I'm in Chicago this week for one of my company's conferences and last night took the fab assistant Kelly and our VP of sales to one of my favorite restaurants, Bin 36. They have a great wine selection and offer it by the flight, glass or bottle, as well as in their retail shop (unlike CT, where our blue laws prohibit retail sales and consumption sales under the same roof). They also have an amazing cheese bar that makes me so glad I'm not lactose intolerant. The wine flights all have clever, pun-y names and the restaurant's Wine 101 & 102 classes have converted hundreds of wine neophytes into oenophiles. The decor is very urban loft contemporary and the menu is eclectic and planned with wine pairings in mind. If you are ever in Chicago I urge you to make time to visit.
On a related note, the owner of my favorite wine shop in CT doesn't know my name and always refers to me by the name of a wine I asked him about when I first visited his shop last year. "Hi Carmenere!". I guess there are worse things than being mistaken for a delicious Chilean red.

Sunday, September 28, 2008

It's like crack


Addictive stuff. You've been warned.

Tuesday, September 23, 2008

Va-va-voom

The lovely Christina Hendricks, who plays "Joan Holloway" on AMC's Mad Men, rocks an emerald green Tadashi Shoji jersey knit dress at the Emmys on Sunday night. Attention Posh: eat more than a grape for lunch and you, too, can look this hot.

Thursday, July 24, 2008

A diva's work is never done

Sorry for the long absence folks, I've been busy with the installation of my self-portait series...


Opening my boutique...



and getting my photo taken for Russian Vogue.



Actually my life is nowhere near this glamorous and I've just been busy with work stuff and haven't had time to post anything interesting.
Addictive photo fun by PhotoFunia.

Tuesday, July 1, 2008

These ain't no kindergarten scissors

{Impenetrable Castle (detail), 2005, by Peter Callesen}


I am so envious of artists who work in a medium like this, their skill, their patience. It's not like an oil painting, where if you make a mistake you can paint over it, or a dress, where you can rip out the seam. One slip of the knife and kaput! hours of work, ruined.

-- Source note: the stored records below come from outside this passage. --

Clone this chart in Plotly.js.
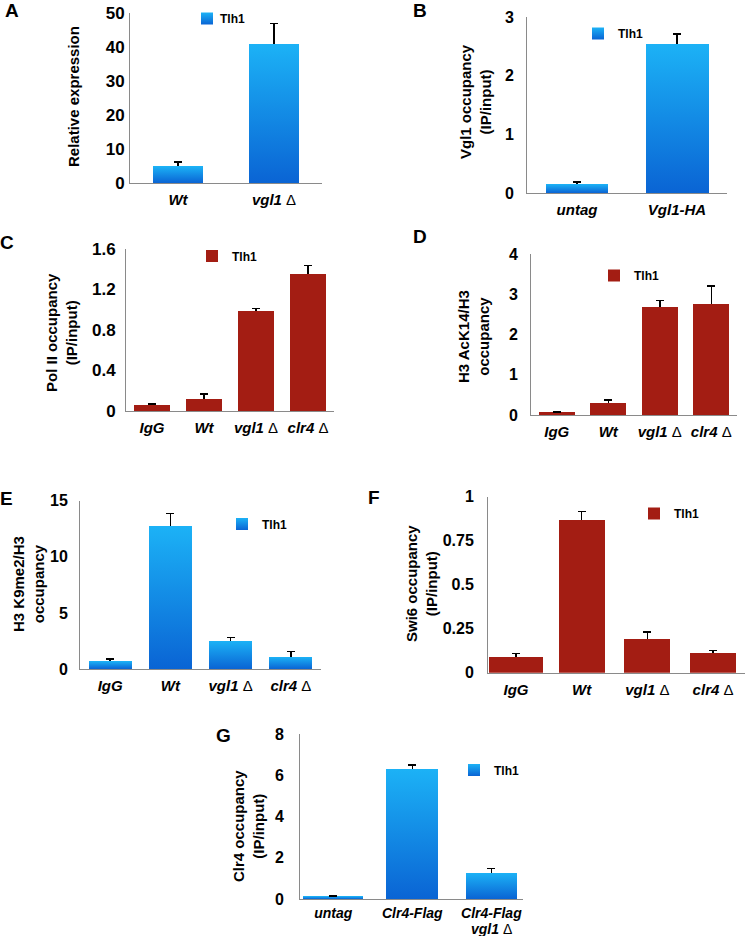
<!DOCTYPE html>
<html>
<head>
<meta charset="utf-8">
<script src="https://cdn.plot.ly/plotly-3.0.1.min.js"></script>
<style>html,body{margin:0;padding:0;background:#fff;}#chart{width:745px;height:936px;}</style>
</head>
<body>
<div id="chart"></div>
<script>
// ---------------- DATA ----------------
const seriesName = "Tlh1";

const catsA = ["Wt", "vgl1 Δ"];
const valsA = [4.9, 40.9];
const errA  = [1.3, 6.0];
const ticksA = ["<i>Wt</i>", "<i>vgl1</i> <span style='font-weight:normal'>Δ</span>"];

const catsB = ["untag", "Vgl1-HA"];
const valsB = [0.15, 2.54];
const errB  = [0.04, 0.17];
const ticksB = ["<i>untag</i>", "<i>Vgl1-HA</i>"];

const catsC = ["IgG", "Wt", "vgl1 Δ", "clr4 Δ"];
const valsC = [0.055, 0.12, 0.985, 1.35];
const errC  = [0.015, 0.05, 0.025, 0.085];

const catsD = ["IgG", "Wt", "vgl1 Δ", "clr4 Δ"];
const valsD = [0.07, 0.31, 2.69, 2.77];
const errD  = [0.01, 0.06, 0.16, 0.43];

const catsE = ["IgG", "Wt", "vgl1 Δ", "clr4 Δ"];
const valsE = [0.69, 12.74, 2.5, 1.07];
const errE  = [0.2, 1.14, 0.29, 0.47];

const catsF = ["IgG", "Wt", "vgl1 Δ", "clr4 Δ"];
const valsF = [0.091, 0.868, 0.19, 0.11];
const errF  = [0.017, 0.047, 0.04, 0.017];

const ticks4 = ["<i>IgG</i>", "<i>Wt</i>",
  "<i>vgl1</i> <span style='font-weight:normal'>Δ</span>",
  "<i>clr4</i> <span style='font-weight:normal'>Δ</span>"];

const catsG = ["untag", "Clr4-Flag", "Clr4-Flag vgl1 Δ"];
const valsG = [0.13, 6.31, 1.26];
const errG  = [0.02, 0.18, 0.21];
const ticksG = ["<i>untag</i>", "<i>Clr4-Flag</i>", "<i>Clr4-Flag</i>"];
const ticksG2 = "<i>vgl1</i> <span style='font-weight:normal'>Δ</span>";

const yTicksA = [0, 10, 20, 30, 40, 50];
const yTicksB = [0, 1, 2, 3];
const yTicksC = [0, 0.4, 0.8, 1.2, 1.6];
const yTickTextC = ["0", "0.4", "0.8", "1.2", "1.6"];
const yTicksD = [0, 1, 2, 3, 4];
const yTicksE = [0, 5, 10, 15];
const yTicksF = [0, 0.25, 0.5, 0.75, 1];
const yTickTextF = ["0", "0.25", "0.5", "0.75", "1"];
const yTicksG = [0, 2, 4, 6, 8];

const yTitles = {
  A: "Relative expression",
  B: "Vgl1 occupancy<br>(IP/input)",
  C: "Pol II occupancy<br>(IP/input)",
  D: "H3 AcK14/H3<br>occupancy",
  E: "H3 K9me2/H3<br>occupancy",
  F: "Swi6 occupancy<br>(IP/input)",
  G: "Clr4 occupancy<br>(IP/input)"
};

// ---------------- STYLE / LAYOUT ----------------
const W = 745, H = 936;
const BLUE = "rgb(21,140,230)";
const RED = "rgb(163,29,19)";
const px = v => v / W;
const py = v => 1 - v / H;

const panels = [
  {id:"A", cats:catsA, vals:valsA, err:errA, ticks:ticksA, color:BLUE, box:[130,322,13,183], xr:[-0.5,1.5], yr:[0,50], yt:yTicksA, ytt:null, widths:[0.53,0.52], leg:[187,18.5], title:[74,97], letter:[12,11], yfs:17, so:1, xfs:15, xso:3},
  {id:"B", cats:catsB, vals:valsB, err:errB, ticks:ticksB, color:BLUE, box:[527,727,17,193], xr:[-0.5,1.5], yr:[0,3], yt:yTicksB, ytt:null, widths:[0.62,0.63], leg:[578,33.5], title:[475,102], letter:[420,11], yfs:16, so:9, xfs:15, xso:3},
  {id:"C", cats:catsC, vals:valsC, err:errC, ticks:ticks4, color:RED, box:[126,334,249,411], xr:[-0.5,3.5], yr:[0,1.6], yt:yTicksC, ytt:yTickTextC, widths:[0.71,0.71,0.71,0.71], leg:[192,256], title:[61,333], letter:[7,243], yfs:17, so:6, xfs:15, xso:3},
  {id:"D", cats:catsD, vals:valsD, err:errD, ticks:ticks4, color:RED, box:[531,737,254,415], xr:[-0.5,3.5], yr:[0,4], yt:yTicksD, ytt:null, widths:[0.7,0.7,0.7,0.7], leg:[594,275.5], title:[473,337], letter:[420,236], yfs:16, so:9, xfs:15, xso:3},
  {id:"E", cats:catsE, vals:valsE, err:errE, ticks:ticks4, color:BLUE, box:[80,321,500.7,669], xr:[-0.5,3.5], yr:[0,15], yt:yTicksE, ytt:null, widths:[0.71,0.71,0.71,0.71], leg:[222,524], title:[28,584], letter:[6,498], yfs:16, so:8, xfs:15, xso:3},
  {id:"F", cats:catsF, vals:valsF, err:errF, ticks:ticks4, color:RED, box:[488,745,496.7,672.7], xr:[-0.426,3.486], yr:[0,1], yt:yTicksF, ytt:yTickTextF, widths:[0.82,0.7,0.7,0.7], leg:[634,513.5], title:[421,584], letter:[374,497], yfs:16, so:10, xfs:15, xso:3},
  {id:"G", cats:catsG, vals:valsG, err:errG, ticks:ticksG, color:BLUE, box:[300,523,734,899], xr:[-0.42,2.40], yr:[0,8], yt:yTicksG, ytt:null, widths:[0.76,0.66,0.65], leg:[454,770], title:[248,826], letter:[223,735], yfs:16, so:12, xfs:14, xso:1}
];

const FONT = "Liberation Sans, Arial, Helvetica, sans-serif";
const data = [];
const layout = {
  width: W, height: H,
  margin: {l:0, r:0, t:0, b:0},
  paper_bgcolor: "#fff", plot_bgcolor: "rgba(0,0,0,0)",
  font: {family: FONT, size: 14, color: "#000", weight: "bold"},
  showlegend: true,
  annotations: [],
  bargap: 0
};

panels.forEach((p, i) => {
  const n = i === 0 ? "" : String(i + 1);
  const legName = i === 0 ? "legend" : "legend" + (i + 1);
  data.push({
    type: "bar",
    x: p.cats, y: p.vals,
    width: p.widths,
    name: seriesName,
    xaxis: "x" + n, yaxis: "y" + n,
    legend: legName,
    marker: {color: p.color, line: {width: 0}},
    error_y: {type: "data", symmetric: false, array: p.err, arrayminus: p.err.map(() => 0),
              color: "#000", thickness: 1.5, width: 4},
    hoverinfo: "skip"
  });
  const [x0, x1, yT, yB] = p.box;
  layout["xaxis" + n] = {
    domain: [px(x0), px(x1)], anchor: "y" + n,
    type: "category", range: p.xr,
    tickvals: p.cats, ticktext: p.ticks,
    showline: true, linecolor: "#8a8a8a", linewidth: 1,
    showgrid: false, zeroline: false, ticks: "",
    ticklabelstandoff: p.xso,
    tickfont: {family: FONT, size: p.xfs, color: "#000", weight: "bold"},
    fixedrange: true
  };
  layout["yaxis" + n] = {
    domain: [py(yB), py(yT)], anchor: "x" + n,
    range: p.yr, tickvals: p.yt,
    ticktext: p.ytt || p.yt.map(String),
    showline: true, linecolor: "#8a8a8a", linewidth: 1,
    showgrid: false, zeroline: false, ticks: "",
    ticklabelstandoff: p.so,
    tickfont: {family: FONT, size: p.yfs, color: "#000", weight: "bold"},
    fixedrange: true
  };
  layout[legName] = {
    x: px(p.leg[0]), y: py(p.leg[1]), xanchor: "left", yanchor: "middle",
    bgcolor: "rgba(0,0,0,0)", borderwidth: 0,
    font: {family: FONT, size: 12, color: "#000", weight: "bold"},
    itemclick: false, itemdoubleclick: false
  };
  layout.annotations.push({
    text: yTitles[p.id], xref: "paper", yref: "paper",
    x: px(p.title[0]), y: py(p.title[1]), xanchor: "center", yanchor: "middle",
    textangle: -90, showarrow: false,
    font: {family: FONT, size: 15, color: "#000", weight: "bold"}
  });
  layout.annotations.push({
    text: p.id, xref: "paper", yref: "paper",
    x: px(p.letter[0]), y: py(p.letter[1]), xanchor: "center", yanchor: "middle",
    showarrow: false,
    font: {family: FONT, size: 19, color: "#000", weight: "bold"}
  });
});

// second line of the last G tick label
layout.annotations.push({
  text: ticksG2, xref: "x7", yref: "paper",
  x: catsG[2], y: py(928.5), xanchor: "center", yanchor: "middle",
  showarrow: false,
  font: {family: FONT, size: 14, color: "#000", weight: "bold"}
});

function postProcess(gd) {
  const NS = "http://www.w3.org/2000/svg";
  gd.querySelectorAll("svg.main-svg").forEach(s => {
    if (s.querySelector("#blueGrad")) return;
    let d = s.querySelector("defs");
    if (!d) { d = document.createElementNS(NS, "defs"); s.insertBefore(d, s.firstChild); }
    const grad = document.createElementNS(NS, "linearGradient");
    grad.setAttribute("id", "blueGrad");
    grad.setAttribute("x1", "0"); grad.setAttribute("y1", "0");
    grad.setAttribute("x2", "0"); grad.setAttribute("y2", "1");
    [["0%", "rgb(28,178,246)"], ["100%", "rgb(10,100,212)"]].forEach(([o, c]) => {
      const st = document.createElementNS(NS, "stop");
      st.setAttribute("offset", o); st.setAttribute("stop-color", c);
      grad.appendChild(st);
    });
    d.appendChild(grad);
  });
  const target = "rgb(21, 140, 230)";
  gd.querySelectorAll(".barlayer path, .legendpoints path").forEach(el => {
    if (el.style.fill === target) el.style.fill = "url(#blueGrad)";
  });
  // error bars: keep only the upper cap
  gd.querySelectorAll(".errorbar path.yerror").forEach(el => {
    const d = el.getAttribute("d");
    el.setAttribute("d", d.replace(/m-?[\d.]+,0h[\d.]+$/, ""));
  });
  // tighten gap between legend swatch and its text
  gd.querySelectorAll("text.legendtext").forEach(t => {
    t.setAttribute("transform", "translate(-7,0)");
  });
}

Plotly.newPlot("chart", data, layout, {staticPlot: true, displayModeBar: false}).then(gd => {
  postProcess(gd);
  setTimeout(() => postProcess(gd), 30);
});
</script>
</body>
</html>
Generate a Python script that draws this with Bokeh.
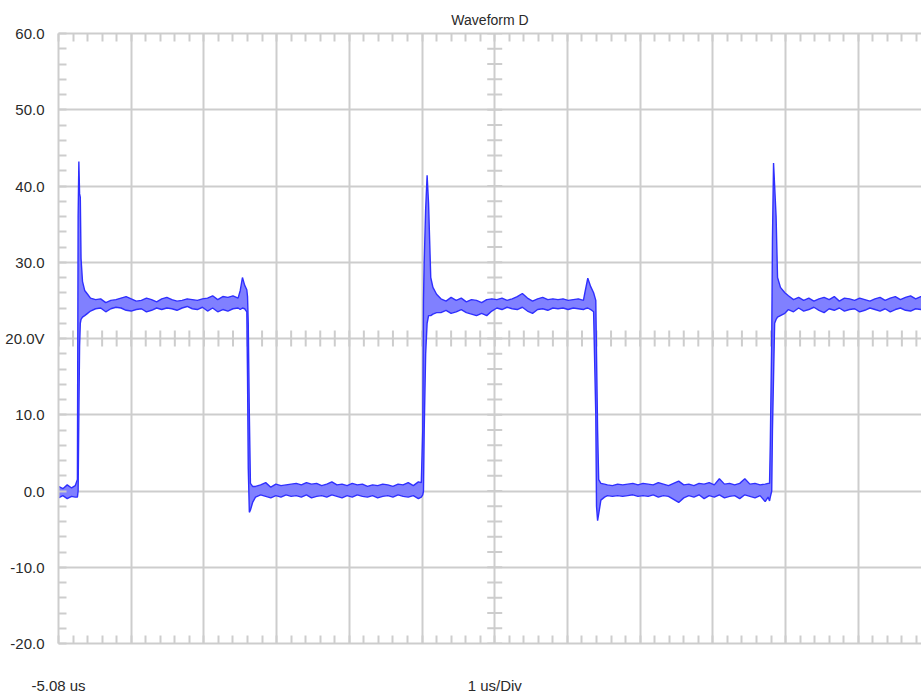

Peter Callesen, the Danish artist behind these creations, magically turns two-dimensional paper into three-dimensional images. He calls it "obvious magic, because the process is obvious and the figures still stick to their origin, without the possibility of escaping. In that sense there is also an aspect of something tragic in most of the cuts."


{Cut To The Bone, 2007}

"Some of the small paper cuts relate to a universe of fairy tales and romanticism, as for instance "Impenetrable Castle" inspired by Hans Christian Andersen's fairy tale "The Steadfast Tin Soldier", in which a tin soldier falls in love with a paper ballerina, living in a paper castle. Other paper cuts are small dramas in which small figures are lost within and threatened by the huge powerful nature. Others again are turning the inside out, or letting the front and the back of the paper meet."